The inquiry set out to determine whether Noakes acted professionally by giving out dietary advice to a breastfeeding mother on Twitter. However, it has ended up putting the low-carb high-fat (LCHF) diet that Noakes publicly advocates on trial, debating its merits and the scientific evidence behind it.

Noakes took to the stand to give evidence on Monday afternoon, presenting one study supporting his dietary advice and criticising a Stellenbosch study critical of LCHF.

He presented an article he co-authored as evidence of the benefits of LCHF, which studied a group of 372 Canadians.

The group started off with a high number of people suffering from metabolic syndrome, which is a cluster of conditions including high blood pressure, high blood sugar, excess body fat around the waist and high cholesterol or triglyceride levels. It puts you at high risk of heart disease, stroke and diabetes.

After six months on a LCHF diet, the number of participants with metabolic syndrome had dropped from 58 percent to 19 percent.

“The high carbohydrate diet they were eating (before) was the cause of their metabolic syndrome,” Noakes told the committee. “This is an irreversible condition, and we reversed it, by putting people on a diet we are told is dangerous.”

The study constituted proof of the benefits of LCHF for Noakes.

“We’ve done the intervention trial; this is a diet that works,” he said. “If this was a drug, people would be signing up to give us a Nobel Prize.”

But because the diet wasn’t a pill a drug company could capitalise on, and it wasn’t a health food a big brand could profit from, it was struggling to gain funding or support, he said.

Noakes lambasted modern medical practice, saying drug companies paid millions of dollars to hospitals in the US each year so doctors would prescribe a particular brand of insulin.

“They’ve got to be bribed to prescribe drugs that do not work,” he said. “Insulin is one of the biggest selling drugs in medicine, and I’m going to show you it has no effect on the outcome of diabetes.”

Noakes reminded the room that diabetes was one of the foremost health problems facing the world, costing billions in government health spending. “There are 400 million people with type 2 diabetes.
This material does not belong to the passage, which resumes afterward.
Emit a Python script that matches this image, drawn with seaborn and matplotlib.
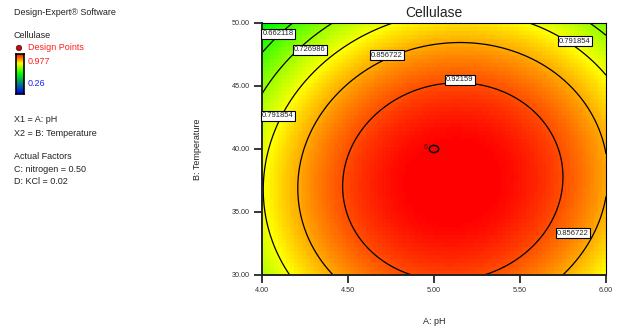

There are 30 million people with HIV.”.

Noakes is flying in international expert witnesses to give evidence within the next eight days of hearings at the Belmont Square Conference Centre. He dubbed his team of three female expert witnesses “#Charlie’sDietAngels” on Twitter, which his supporters quickly changed to “Tim’s Angels”.

The women are international experts on the LCHF diet, and have written books on the topic. The “Angels” are Dr Caryn Zinn, a dietitian from New Zealand and author of What the Fat; Dr Zoe Harcombe from the UK, whose PhD thesis will be used to bolster Noakes’s case; and Nina Teicholz, a science journalist from New York and author of The Big Fat Surprise.

The bulk of Monday’s hearing was spent arguing over whether the expert trio should be allowed to give evidence. The HPCSA’s legal team took issue with their participation, citing among other reasons the fact they were announced as witnesses last month, and that their expert testimonies were irrelevant to the charges.

After lunch, committee chairman Advocate Joan Adams dismissed the objections, allowing Noakes to take the stand to present his evidence in chief.

Noakes will continue giving evidence on Tuesday.